> EXERCISE DESCRIPTION: Skip all pictures. Write out the data below from its first line through the line that contains "const vScale = d3.scaleLinear().domain([0, 70]).range([0, 1]);".

> COLLECTED DATA:
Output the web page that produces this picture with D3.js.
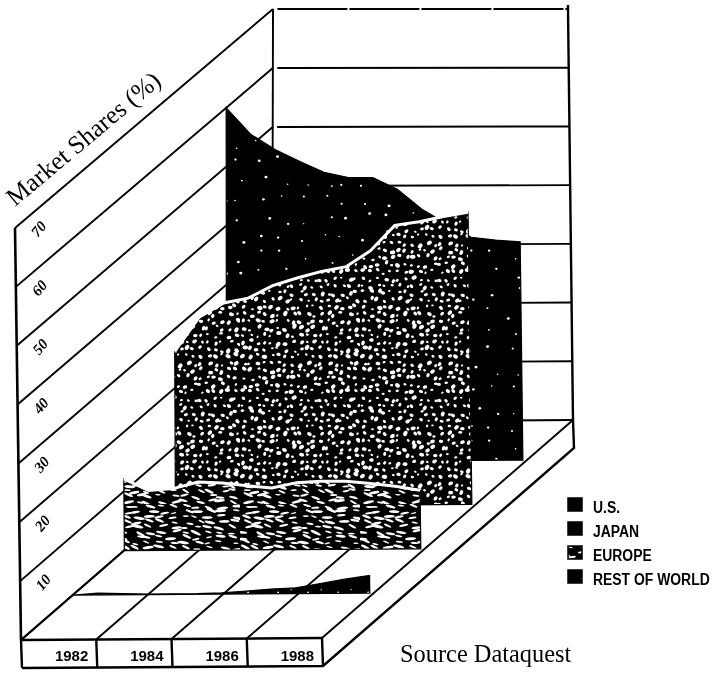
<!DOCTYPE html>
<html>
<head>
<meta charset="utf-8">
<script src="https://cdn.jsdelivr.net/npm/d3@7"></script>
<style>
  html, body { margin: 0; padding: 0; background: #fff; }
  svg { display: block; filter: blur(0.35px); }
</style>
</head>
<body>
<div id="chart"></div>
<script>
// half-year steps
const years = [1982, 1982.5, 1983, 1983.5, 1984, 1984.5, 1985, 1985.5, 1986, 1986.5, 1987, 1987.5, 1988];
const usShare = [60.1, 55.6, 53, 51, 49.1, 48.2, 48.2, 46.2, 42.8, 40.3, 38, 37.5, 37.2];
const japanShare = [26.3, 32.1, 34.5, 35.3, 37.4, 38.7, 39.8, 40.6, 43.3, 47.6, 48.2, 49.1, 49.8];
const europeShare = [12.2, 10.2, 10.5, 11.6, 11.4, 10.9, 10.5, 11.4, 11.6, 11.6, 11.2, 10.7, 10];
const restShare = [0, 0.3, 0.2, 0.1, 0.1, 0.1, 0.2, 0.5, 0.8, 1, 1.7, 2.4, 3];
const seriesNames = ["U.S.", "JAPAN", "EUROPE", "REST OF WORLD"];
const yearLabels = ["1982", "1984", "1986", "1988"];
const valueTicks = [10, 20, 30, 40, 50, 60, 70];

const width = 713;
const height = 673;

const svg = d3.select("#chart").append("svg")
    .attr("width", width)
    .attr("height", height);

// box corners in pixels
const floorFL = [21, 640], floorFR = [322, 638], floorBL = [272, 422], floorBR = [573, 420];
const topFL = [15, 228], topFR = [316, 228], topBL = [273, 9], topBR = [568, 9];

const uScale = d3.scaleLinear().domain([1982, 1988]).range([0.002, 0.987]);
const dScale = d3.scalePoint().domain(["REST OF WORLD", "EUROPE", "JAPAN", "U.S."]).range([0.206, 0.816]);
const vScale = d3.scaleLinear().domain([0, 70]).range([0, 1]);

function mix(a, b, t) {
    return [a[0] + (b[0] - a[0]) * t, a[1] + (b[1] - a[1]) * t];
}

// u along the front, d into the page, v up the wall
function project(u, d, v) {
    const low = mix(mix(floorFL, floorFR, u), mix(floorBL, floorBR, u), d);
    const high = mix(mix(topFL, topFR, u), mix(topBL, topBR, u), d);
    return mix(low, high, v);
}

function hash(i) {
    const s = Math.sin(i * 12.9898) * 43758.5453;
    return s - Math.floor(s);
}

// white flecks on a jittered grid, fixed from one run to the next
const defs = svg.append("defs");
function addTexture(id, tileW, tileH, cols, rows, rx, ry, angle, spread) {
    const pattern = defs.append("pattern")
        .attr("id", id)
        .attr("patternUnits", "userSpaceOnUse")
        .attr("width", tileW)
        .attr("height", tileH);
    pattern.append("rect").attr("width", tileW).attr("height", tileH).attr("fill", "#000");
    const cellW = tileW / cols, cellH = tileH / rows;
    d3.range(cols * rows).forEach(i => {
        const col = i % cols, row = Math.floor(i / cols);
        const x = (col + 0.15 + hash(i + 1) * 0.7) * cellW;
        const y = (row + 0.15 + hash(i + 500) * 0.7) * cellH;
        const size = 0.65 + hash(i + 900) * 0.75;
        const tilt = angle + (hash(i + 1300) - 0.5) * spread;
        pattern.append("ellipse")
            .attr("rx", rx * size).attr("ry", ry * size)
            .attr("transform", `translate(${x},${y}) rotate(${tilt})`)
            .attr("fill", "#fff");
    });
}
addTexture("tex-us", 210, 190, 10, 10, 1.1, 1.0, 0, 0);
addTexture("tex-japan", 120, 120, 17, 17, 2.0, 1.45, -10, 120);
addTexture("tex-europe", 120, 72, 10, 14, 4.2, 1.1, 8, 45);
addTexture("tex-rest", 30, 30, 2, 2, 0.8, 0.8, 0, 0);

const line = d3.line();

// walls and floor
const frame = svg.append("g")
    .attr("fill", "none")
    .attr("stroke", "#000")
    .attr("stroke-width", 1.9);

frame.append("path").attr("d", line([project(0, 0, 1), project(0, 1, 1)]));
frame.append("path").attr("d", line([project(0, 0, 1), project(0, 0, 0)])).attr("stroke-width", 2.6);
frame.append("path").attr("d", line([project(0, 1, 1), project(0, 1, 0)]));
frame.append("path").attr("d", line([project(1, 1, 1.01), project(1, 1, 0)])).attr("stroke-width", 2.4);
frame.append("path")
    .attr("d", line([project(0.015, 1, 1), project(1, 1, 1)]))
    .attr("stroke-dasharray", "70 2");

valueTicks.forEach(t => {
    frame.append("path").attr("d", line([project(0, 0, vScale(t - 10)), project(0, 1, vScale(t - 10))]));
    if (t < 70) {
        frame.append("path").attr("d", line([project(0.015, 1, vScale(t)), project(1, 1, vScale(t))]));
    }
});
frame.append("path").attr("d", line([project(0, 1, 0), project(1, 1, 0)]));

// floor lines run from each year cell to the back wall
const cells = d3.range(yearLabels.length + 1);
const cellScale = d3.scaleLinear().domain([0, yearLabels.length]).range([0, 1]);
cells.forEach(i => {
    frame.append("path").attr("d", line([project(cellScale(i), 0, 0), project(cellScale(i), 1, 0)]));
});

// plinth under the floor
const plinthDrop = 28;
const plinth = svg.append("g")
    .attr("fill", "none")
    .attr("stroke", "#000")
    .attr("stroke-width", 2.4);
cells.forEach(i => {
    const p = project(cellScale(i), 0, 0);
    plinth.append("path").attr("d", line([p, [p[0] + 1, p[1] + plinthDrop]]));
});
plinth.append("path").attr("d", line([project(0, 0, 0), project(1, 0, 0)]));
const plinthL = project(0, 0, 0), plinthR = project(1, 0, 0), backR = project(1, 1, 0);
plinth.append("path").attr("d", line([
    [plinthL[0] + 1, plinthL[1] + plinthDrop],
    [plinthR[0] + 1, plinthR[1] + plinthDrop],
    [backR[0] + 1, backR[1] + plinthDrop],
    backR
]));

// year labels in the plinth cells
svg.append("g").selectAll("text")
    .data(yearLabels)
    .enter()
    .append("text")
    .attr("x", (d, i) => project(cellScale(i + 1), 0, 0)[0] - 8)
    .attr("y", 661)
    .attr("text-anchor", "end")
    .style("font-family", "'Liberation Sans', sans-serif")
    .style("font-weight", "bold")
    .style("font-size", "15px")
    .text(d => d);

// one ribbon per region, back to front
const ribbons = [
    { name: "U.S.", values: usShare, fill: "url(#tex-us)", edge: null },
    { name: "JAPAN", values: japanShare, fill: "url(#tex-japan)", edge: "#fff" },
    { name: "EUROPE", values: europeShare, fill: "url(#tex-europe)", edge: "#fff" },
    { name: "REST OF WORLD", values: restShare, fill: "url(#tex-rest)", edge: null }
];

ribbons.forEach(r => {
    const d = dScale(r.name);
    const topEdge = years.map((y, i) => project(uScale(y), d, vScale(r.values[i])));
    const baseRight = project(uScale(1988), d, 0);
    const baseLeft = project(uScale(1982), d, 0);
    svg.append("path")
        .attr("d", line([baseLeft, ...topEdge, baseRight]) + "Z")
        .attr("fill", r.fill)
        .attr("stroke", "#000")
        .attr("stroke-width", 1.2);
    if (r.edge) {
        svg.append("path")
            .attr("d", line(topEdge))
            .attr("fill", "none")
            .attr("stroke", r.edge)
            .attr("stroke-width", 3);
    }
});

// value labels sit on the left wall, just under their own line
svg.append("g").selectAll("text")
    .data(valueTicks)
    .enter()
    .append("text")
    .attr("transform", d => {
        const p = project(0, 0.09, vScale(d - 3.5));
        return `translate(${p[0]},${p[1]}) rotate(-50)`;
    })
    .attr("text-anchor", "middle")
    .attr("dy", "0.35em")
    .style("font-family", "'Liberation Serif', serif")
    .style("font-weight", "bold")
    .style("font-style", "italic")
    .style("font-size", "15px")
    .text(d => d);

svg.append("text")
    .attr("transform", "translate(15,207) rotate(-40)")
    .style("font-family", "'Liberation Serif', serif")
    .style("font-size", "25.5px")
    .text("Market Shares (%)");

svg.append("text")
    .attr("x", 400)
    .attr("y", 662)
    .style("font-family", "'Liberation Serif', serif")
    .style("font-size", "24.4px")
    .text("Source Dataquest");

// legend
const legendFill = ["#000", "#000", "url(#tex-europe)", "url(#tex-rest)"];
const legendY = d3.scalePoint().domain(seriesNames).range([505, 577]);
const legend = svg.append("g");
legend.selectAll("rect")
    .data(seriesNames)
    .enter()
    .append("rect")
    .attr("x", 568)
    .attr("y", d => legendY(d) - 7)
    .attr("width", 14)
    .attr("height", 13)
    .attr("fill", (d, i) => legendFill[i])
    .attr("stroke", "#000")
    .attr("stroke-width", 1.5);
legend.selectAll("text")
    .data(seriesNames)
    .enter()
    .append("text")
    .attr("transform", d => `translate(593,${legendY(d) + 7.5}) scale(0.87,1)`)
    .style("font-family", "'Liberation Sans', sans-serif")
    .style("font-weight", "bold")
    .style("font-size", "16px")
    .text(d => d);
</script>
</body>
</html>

> SOLUTION FOR THIS EXERCISE:
Output the web page that produces this picture with D3.js.
<!DOCTYPE html>
<html>
<head>
<meta charset="utf-8">
<script src="https://cdn.jsdelivr.net/npm/d3@7"></script>
<style>
  html, body { margin: 0; padding: 0; background: #fff; }
  svg { display: block; filter: blur(0.35px); }
</style>
</head>
<body>
<div id="chart"></div>
<script>
// half-year steps
const years = [1982, 1982.5, 1983, 1983.5, 1984, 1984.5, 1985, 1985.5, 1986, 1986.5, 1987, 1987.5, 1988];
const usShare = [60.1, 55.6, 53, 51, 49.1, 48.2, 48.2, 46.2, 42.8, 40.3, 38, 37.5, 37.2];
const japanShare = [26.3, 32.1, 34.5, 35.3, 37.4, 38.7, 39.8, 40.6, 43.3, 47.6, 48.2, 49.1, 49.8];
const europeShare = [12.2, 10.2, 10.5, 11.6, 11.4, 10.9, 10.5, 11.4, 11.6, 11.6, 11.2, 10.7, 10];
const restShare = [0, 0.3, 0.2, 0.1, 0.1, 0.1, 0.2, 0.5, 0.8, 1, 1.7, 2.4, 3];
const seriesNames = ["U.S.", "JAPAN", "EUROPE", "REST OF WORLD"];
const yearLabels = ["1982", "1984", "1986", "1988"];
const valueTicks = [10, 20, 30, 40, 50, 60, 70];

const width = 713;
const height = 673;

const svg = d3.select("#chart").append("svg")
    .attr("width", width)
    .attr("height", height);

// box corners in pixels
const floorFL = [21, 640], floorFR = [322, 638], floorBL = [272, 422], floorBR = [573, 420];
const topFL = [15, 228], topFR = [316, 228], topBL = [273, 9], topBR = [568, 9];

const uScale = d3.scaleLinear().domain([1982, 1988]).range([0.002, 0.987]);
const dScale = d3.scalePoint().domain(["REST OF WORLD", "EUROPE", "JAPAN", "U.S."]).range([0.206, 0.816]);
const vScale = d3.scaleLinear().domain([0, 70]).range([0, 1]);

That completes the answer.